Consultant practitioner psychologist Ingrid Collins says that for many of us the idea of not being loved as a child, or of not giving love as a parent, is incomprehensible.
"It's tragic that there are parents who choose to miss out on the privilege of giving and receiving love from their children, for whatever reasons.
"If there is a strong bond between parent and child, when the parent dies it's going to hurt like hell once the initial numbness and disbelief passes.
"Without that bond, though, the likelihood is that the adult child has probably grieved all their lives for the love that they never had from their parent."
Retired curtain-maker Lula Carr, 63, felt indifferent when her mother died in 2006 after a loveless upbringing.
I felt nothing for this woman who had been so unpleasant
"Although I was well-fed and clothed as a child, essentially my mother didn't love me," says Lula, who lives in Twickenham, South-West London with her second husband Barry, 61, a painter and decorator.
They have four children between them, aged 32 to 40.
"One of my earliest memories is of having mumps and whooping cough at the same time when I was three years old. I called out in pain for my mother but she simply shouted: 'Sleep, because I'm busy now!' then shut the bedroom door.
"I remember thinking: 'That's it, I really am on my own. There's no point calling out for her as she's not going to come.'
"She was jealous of any attention my father gave me and would tell me I was useless and that I had a big nose and heavy thighs. She questioned what man would ever want me. I did gymnastics competitions but she never once came to watch."
"When I was ten my parents split up for a few weeks and Dad went to stay with a friend. He took me out one day and, to my astonishment, held my hand as we walked through a park and even bought me two doughnuts. After that I longed to be with him.
"When I was older, with a family of my own, Dad would come and stay with us every summer. After my mother died in 2006 I finally felt free to explore my relationship with him away from her jealous glare.

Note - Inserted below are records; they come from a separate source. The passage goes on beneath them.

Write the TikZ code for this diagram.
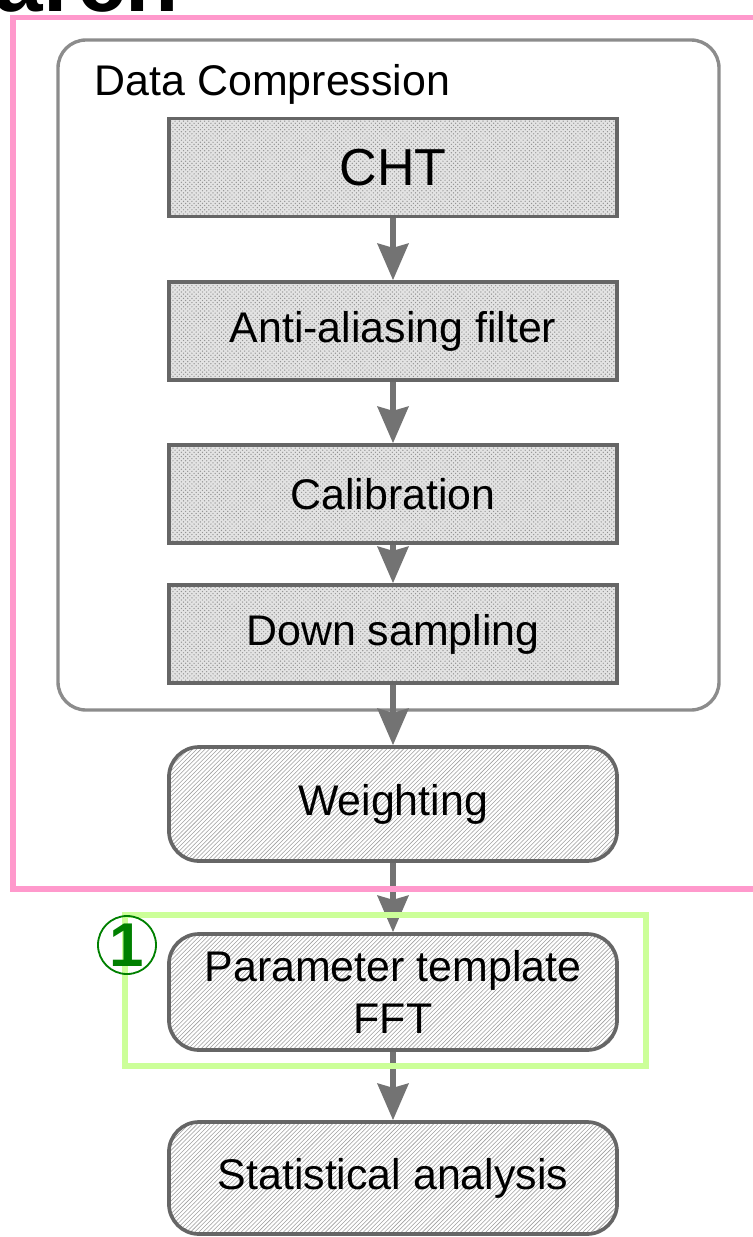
\documentclass[tikz,border=0pt]{standalone}
\usepackage{fontspec}
\setmainfont{Liberation Sans}
\usetikzlibrary{positioning,arrows.meta,patterns}
\definecolor{markpink}{HTML}{FF99CC}
\definecolor{markgreen}{HTML}{CCFF99}
\definecolor{numgreen}{HTML}{008000}

\begin{document}
\begin{tikzpicture}[x=0.025cm,y=-0.025cm,
	dotbox/.style={draw=black!60, line width=2.6pt, preaction={fill=gray!22}, pattern=crosshatch dots, pattern color=gray!85, minimum width=11.2cm, minimum height=2.45cm, font=\fontsize{30.5}{37}\selectfont},
	hatchbox/.style={draw=black!60, line width=2.6pt, rounded corners=0.75cm, preaction={fill=white}, pattern=north east lines, pattern color=gray!75, minimum width=11.2cm, minimum height=2.85cm, align=center, font=\fontsize{30.5}{37}\selectfont},
	flow/.style={draw=black!55, line width=3.6pt, -{Stealth[length=26pt,width=22pt,inset=3pt]}},
	markline/.style={line width=3.6pt}]
				\clip (0,0) rectangle (753,1237);
				\node [anchor=base east, font=\bfseries\fontsize{62}{62}\selectfont] (ttl) at (184,11) {arch};
				\draw [draw=black!45, line width=2.4pt, rounded corners=0.7cm] (58,40) rectangle (719,710);
				\node [anchor=base west, font=\fontsize{30.5}{37}\selectfont] (dc) at (90,95) {Data Compression};
				\node [dotbox, font=\fontsize{37}{44}\selectfont] (cht) at (393,167.5) {CHT};
				\node [dotbox] (aaf) at (393,331) {Anti-aliasing filter};
				\node [dotbox] (cal) at (393,494) {Calibration};
				\node [dotbox] (dsp) at (393,634) {Down sampling};
				\node [hatchbox] (wgt) at (393,804) {Weighting};
				\node [hatchbox, minimum height=2.9cm] (ptf) at (393,992) {Parameter template\\FFT};
				\node [hatchbox, minimum height=2.8cm] (sta) at (393,1178) {Statistical analysis};
				\draw [flow] (cht) -- (aaf);              \draw [flow] (aaf) -- (cal);
				\draw [flow] (cal) -- (dsp);              \draw [flow] (dsp) -- (wgt);
				\draw [flow] (wgt) -- (ptf);              \draw [flow] (ptf) -- (sta);
				\draw [markline, markpink] (13,17.5) rectangle (790,889);
				\draw [markline, markgreen] (125,915) rectangle (646,1066);
				\node [circle, draw=numgreen, line width=1.3pt, minimum size=1.45cm, inner sep=0pt, text=numgreen, font=\bfseries\fontsize{44}{44}\selectfont] (one) at (127,945) {1};
			\end{tikzpicture}
\end{document}
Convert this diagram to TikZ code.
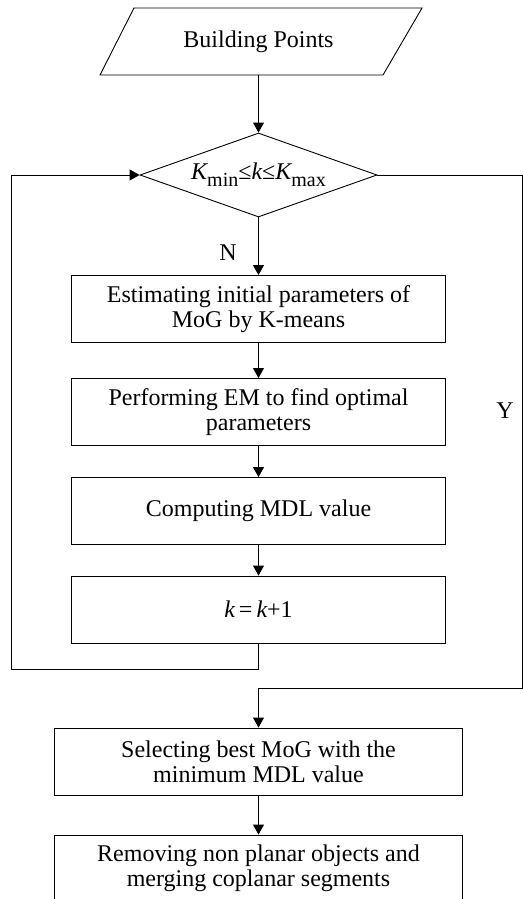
\documentclass[tikz,border=0pt]{standalone}
\usepackage{fontspec}
\setmainfont{Liberation Serif}
\usetikzlibrary{shapes.geometric,arrows.meta}
\newcommand{\sbs}[1]{\raisebox{-0.3em}{\fontsize{20}{20}\selectfont #1}}
\begin{document}
\begin{tikzpicture}[x=1pt,y=-1pt,
  line width=0.9pt,
  font=\fontsize{24}{25}\selectfont,
  arr/.style={-{Triangle[length=10pt,width=11pt]}},
  procbox/.style={draw, rectangle, minimum height=67pt, inner sep=0pt, align=center},
  decbox/.style={draw, diamond, minimum width=237pt, minimum height=84pt, inner sep=0pt, aspect=2.82},
  lbl/.style={inner sep=0pt}]
\useasboundingbox (0,0) rectangle (523,899);
\clip (0,0) rectangle (523,899);
% input parallelogram
\node[minimum width=250pt, minimum height=67pt, inner sep=0pt] (in) at (258.5,41.5) {Building Points};
\draw (134,8) -- (422,8) -- (383,75) -- (100,75) -- cycle;
% decision
\node[decbox] (dec) at (258.5,175) {\itshape K\upshape\sbs{min}≤\itshape k\upshape≤\itshape K\upshape\sbs{max}};
% process boxes
\node[procbox, minimum width=374pt] (b1) at (258.5,309) {Estimating initial parameters of\\MoG by K-means};
\node[procbox, minimum width=374pt] (b2) at (258.5,412) {Performing EM to find optimal\\parameters};
\node[procbox, minimum width=374pt] (b3) at (258.5,511) {Computing MDL value};
\node[procbox, minimum width=374pt] (b4) at (258.5,609.5) {\itshape k\,\upshape=\,\itshape k\upshape+1};
\node[procbox, minimum width=408pt] (b5) at (258.5,761.5) {Selecting best MoG with the\\minimum MDL value};
\node[procbox, minimum width=408pt] (b6) at (258.5,868.5) {Removing non planar objects and\\merging coplanar segments};
% labels
\node[lbl] (N) at (228,253) {N};
\node[lbl] (Y) at (505,411) {Y};
% corner coordinates
\coordinate (l1) at (11,669);
\coordinate (l2) at (11,175);
\coordinate (r1) at (522,175);
\coordinate (r2) at (522,688);
\coordinate (r3) at (258.5,688);
\coordinate (l0) at (258.5,669);
% connectors
\draw[arr] (in.south) -- (dec.north);
\draw[arr] (dec.south) -- (b1.north);
\draw[arr] (b1.south) -- (b2.north);
\draw[arr] (b2.south) -- (b3.north);
\draw[arr] (b3.south) -- (b4.north);
\draw[arr] (b4.south) -- (l0) -- (l1) -- (l2) -- (dec.west);
\draw[arr] (dec.east) -- (r1) -- (r2) -- (r3) -- (b5.north);
\draw[arr] (b5.south) -- (b6.north);
\end{tikzpicture}
\end{document}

"One day I was pottering in the garden when I got a text from him to say my mother had died. I just thought, 'Oh, that's it then', and got on with my life.
I didn't go to my father's funeral or shed any tears
'We had a small family funeral, but I felt nothing for this woman who had been so terribly unpleasant to me.'
Like Maxine, it was when Lula became a mum herself that she realised the extent of her own mother's unkindness.
'When I had my first baby I looked at her in my arms and told her I was going to be the mummy that I wished I'd had,' she recalls.
'I'm close to my two daughters and raised them to believe they have the world at their feet, while encouraging them to have the confidence to deal with any blows life throws at them — all the things I deserved from my own parents as a child.'
It was a different story for Alyson Reay, 53, who conversely was bereft when her mother died suddenly in 1999, but felt nothing for her father when he died almost three years ago.
Alyson had always deeply missed her father since he left her mum for a colleague when she was five years old, after which she didn't see him for more than 25 years.
"The day my father left was the only time I ever saw Mum cry. I remember standing behind the curtains and crying as he walked away."
Her father kept in touch with birthday and Christmas presents and occasional letters. His absence caused Alyson great angst and, at 30, she decided she wanted to build a relationship with him.
Eventually, after writing to one another and speaking on the phone, they met at a restaurant in Bristol near where she lived at the time.
By then her father was remarried with two more children and lived in Jersey.
"I wanted to like him and for it to be a warm, residual love, like you see in reunions on TV, but it wasn't there," she says.
"He brought photos of his new family and talked a lot about them but didn't ask much about my life."